Keep the following in mind when building your own scanning tool:
You should focus on finding one class of vulnerability well with very low false positives! That increases the acceptance and adoption. Report directly to devs because that builds trust with developers. If that is successful, choose another bug class and repeat. If one check returns high number of false positives - deactivate it because it doesn’t generates value.
What changes for the logging and monitoring in DevOps?
The traditional logging and monitoring consists of isolated collections of bugs, logs, customer service reports and outage information. The information is not shared across the company because of historic secrecy or technical interoperability.

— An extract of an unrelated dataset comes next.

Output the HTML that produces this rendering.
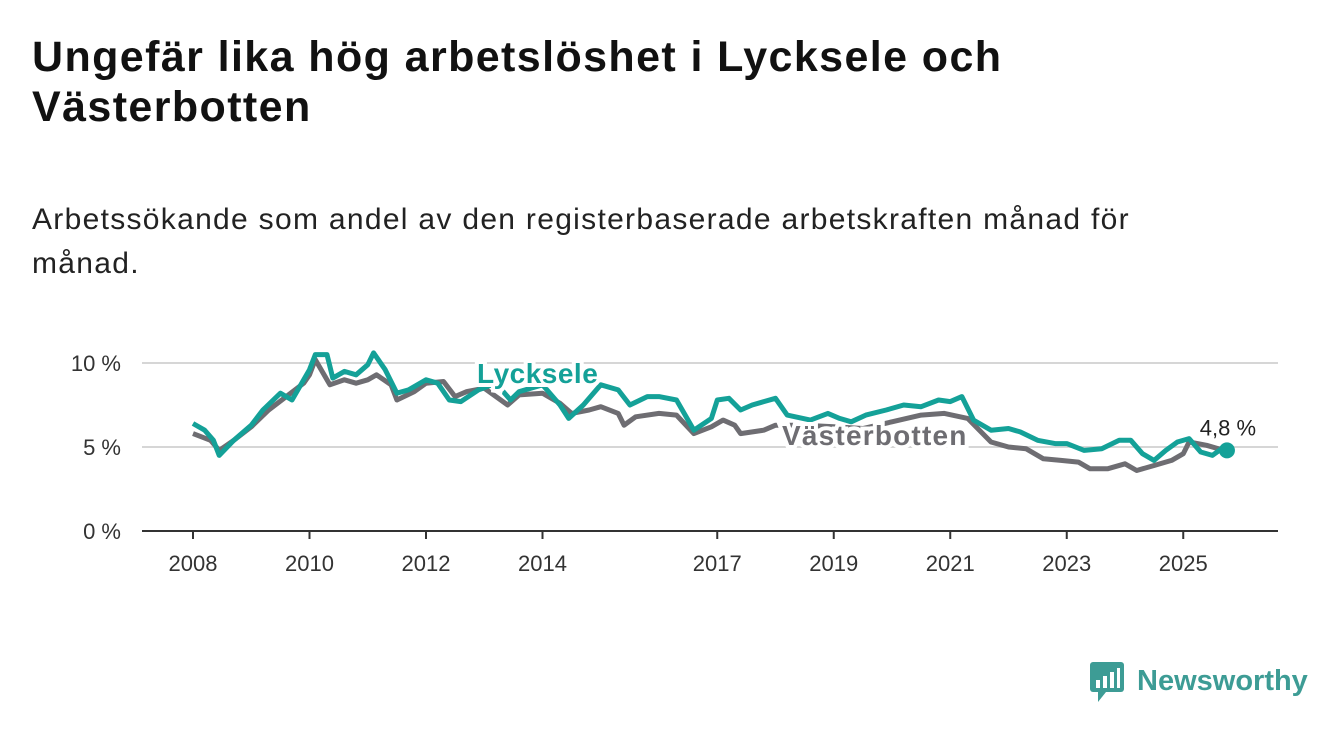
<!DOCTYPE html>
<html><head><meta charset="utf-8"><style>
body{margin:0;background:#fff;width:1340px;height:734px;overflow:hidden;font-family:"Liberation Sans",sans-serif}
h1{position:absolute;left:32px;top:32px;margin:0;font-size:43px;letter-spacing:1.4px;line-height:50px;font-weight:bold;color:#111;width:1100px}
p{position:absolute;left:32px;top:198px;margin:0;font-size:30px;letter-spacing:1.3px;line-height:44px;color:#222;width:1200px}
svg{position:absolute;left:0;top:0}
</style></head><body>
<h1>Ungefär lika hög arbetslöshet i Lycksele och Västerbotten</h1>
<p>Arbetssökande som andel av den registerbaserade arbetskraften månad för månad.</p>
<svg id="c" width="1340" height="734"></svg>
<script>
const yTicks=[0,5,10];
const yTickLabels=["0 %","5 %","10 %"];
const xTicks=[2008,2010,2012,2014,2017,2019,2021,2023,2025];
const lyTimes=[2008.0,2008.2,2008.35,2008.45,2008.7,2009.0,2009.2,2009.5,2009.7,2009.9,2010.0,2010.1,2010.3,2010.4,2010.6,2010.8,2011.0,2011.1,2011.3,2011.5,2011.7,2012.0,2012.2,2012.4,2012.6,2012.9,2013.2,2013.45,2013.6,2014.0,2014.3,2014.45,2014.7,2015.0,2015.3,2015.5,2015.8,2016.0,2016.3,2016.6,2016.9,2017.0,2017.2,2017.4,2017.6,2017.8,2018.0,2018.2,2018.6,2018.9,2019.1,2019.3,2019.55,2019.9,2020.2,2020.5,2020.8,2021.0,2021.2,2021.4,2021.7,2022.0,2022.2,2022.5,2022.8,2023.0,2023.3,2023.6,2023.9,2024.1,2024.3,2024.5,2024.7,2024.9,2025.1,2025.3,2025.5,2025.7,2025.75];
const lyValues=[6.4,6.0,5.4,4.5,5.4,6.3,7.2,8.2,7.8,9.0,9.6,10.5,10.5,9.1,9.5,9.3,9.9,10.6,9.6,8.2,8.4,9.0,8.8,7.8,7.7,8.4,8.8,7.8,8.3,8.7,7.5,6.7,7.5,8.7,8.4,7.5,8.0,8.0,7.8,6.0,6.7,7.8,7.9,7.2,7.5,7.7,7.9,6.9,6.6,7.0,6.7,6.5,6.9,7.2,7.5,7.4,7.8,7.7,8.0,6.6,6.0,6.1,5.9,5.4,5.2,5.2,4.8,4.9,5.4,5.4,4.6,4.2,4.8,5.3,5.5,4.7,4.5,5.0,4.8];
const vbTimes=[2008.0,2008.3,2008.45,2008.7,2009.0,2009.3,2009.6,2009.9,2010.0,2010.1,2010.35,2010.6,2010.8,2011.0,2011.15,2011.4,2011.5,2011.8,2012.0,2012.3,2012.5,2012.7,2013.0,2013.4,2013.6,2014.0,2014.3,2014.5,2014.8,2015.0,2015.3,2015.4,2015.6,2016.0,2016.3,2016.6,2016.9,2017.1,2017.3,2017.4,2017.8,2018.0,2018.5,2019.0,2019.5,2020.0,2020.5,2020.9,2021.3,2021.7,2022.0,2022.3,2022.6,2022.9,2023.2,2023.4,2023.7,2024.0,2024.2,2024.5,2024.8,2025.0,2025.1,2025.4,2025.7];
const vbValues=[5.8,5.4,4.8,5.4,6.2,7.2,8.0,8.8,9.3,10.2,8.7,9.0,8.8,9.0,9.3,8.7,7.8,8.3,8.8,8.9,8.0,8.3,8.5,7.5,8.1,8.2,7.6,7.0,7.2,7.4,7.0,6.3,6.8,7.0,6.9,5.8,6.2,6.6,6.3,5.8,6.0,6.3,6.3,6.2,6.1,6.5,6.9,7.0,6.7,5.3,5.0,4.9,4.3,4.2,4.1,3.7,3.7,4.0,3.6,3.9,4.2,4.6,5.3,5.1,4.8];
const X0=142,X1=1278,Y0=531;
const xs=t=>193+(t-2008)*58.25;
const ys=v=>Y0-v*16.8;
const NS="http://www.w3.org/2000/svg",svg=document.getElementById('c');
function mk(tag,attrs,txt){const e=document.createElementNS(NS,tag);for(const k in attrs)e.setAttribute(k,attrs[k]);if(txt!=null)e.textContent=txt;svg.appendChild(e);return e;}
yTicks.forEach((v,i)=>{
  if(v>0){const g=mk('line',{x1:X0,x2:X1,y1:ys(v),y2:ys(v),stroke:'#d6d6d6','stroke-width':2});
  
  }
  const t=mk('text',{x:121,y:ys(v)+8,'text-anchor':'end','font-size':22,fill:'#333'},yTickLabels[i]);
  
  
});
const ax=mk('line',{x1:X0,x2:X1,y1:Y0,y2:Y0,stroke:'#333','stroke-width':2});


xTicks.forEach(y=>{
  const tk=mk('line',{x1:xs(y),x2:xs(y),y1:Y0,y2:Y0+8,stroke:'#333','stroke-width':2});
  
  
  const t=mk('text',{x:xs(y),y:571,'text-anchor':'middle','font-size':22,fill:'#333'},String(y));
  
  
});
function path(ts,vs){return ts.map((t,i)=>(i?'L':'M')+xs(t).toFixed(1)+','+ys(vs[i]).toFixed(1)).join('');}
const vb=mk('path',{d:path(vbTimes,vbValues),fill:'none',stroke:'#6e6d72','stroke-width':5,'stroke-linejoin':'round'});


const ly=mk('path',{d:path(lyTimes,lyValues),fill:'none',stroke:'#14a198','stroke-width':5,'stroke-linejoin':'round'});


const n=lyTimes.length-1;
const dot=mk('circle',{cx:xs(lyTimes[n]),cy:ys(lyValues[n]),r:8,fill:'#14a198'});


const lv=mk('text',{x:xs(lyTimes[n])+1,y:ys(lyValues[n])-15,'text-anchor':'middle','font-size':22,fill:'#222',stroke:'#fff','stroke-width':5,'paint-order':'stroke'},lyValues[n].toFixed(1).replace('.',',')+' %');


const l1=mk('text',{x:477,y:383,'font-size':28,'font-weight':'bold','letter-spacing':0.5,fill:'#14a198',stroke:'#fff','stroke-width':8,'paint-order':'stroke'},'Lycksele');


const l2=mk('text',{x:782,y:445,'font-size':28,'font-weight':'bold','letter-spacing':1.2,fill:'#6e6d72',stroke:'#fff','stroke-width':8,'paint-order':'stroke'},'Västerbotten');


const g=mk('g',{});


g.innerHTML='<rect x="1090" y="662" width="34" height="30" rx="3" fill="#3d9c95"/><polygon points="1098,692 1106,692 1098,702" fill="#3d9c95"/><rect x="1096" y="680" width="4" height="8" fill="#fff"/><rect x="1103" y="676" width="4" height="12" fill="#fff"/><rect x="1110" y="672" width="4" height="16" fill="#fff"/><rect x="1117" y="668" width="3" height="20" fill="#fff"/><text x="1137" y="690" font-size="29" font-weight="bold" fill="#3d9c95">Newsworthy</text>';
</script>
</body></html>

The goal of modern security monitoring is to break down silos of data isolation so that everyone has context and visibility that they need! Share logs / tickets / issues across organization.
What changes for security related feedback?
For traditional IT annual pentests only answer the question: Do I have bugs? That would be sufficient if a product is released annually. However today software gets deployed monthly, weekly and also hourly. Point-in-time pentest cannot fulfill the security needs. Therefor basic pentesting tasks must be included using bug bounty programs. The combination of in-depth pentests and continuous security bug bounty testing brings the security.
Most important for todays application defense is combination of continuous feedback plus visibility. Key question is: “How do I know when my attackers are being successful?” Living DevOps with security gives your devops-teams the ability to build secure-by-default products, detect attackers as early as possibility and to continuously refine the vulnerability response procedures them self.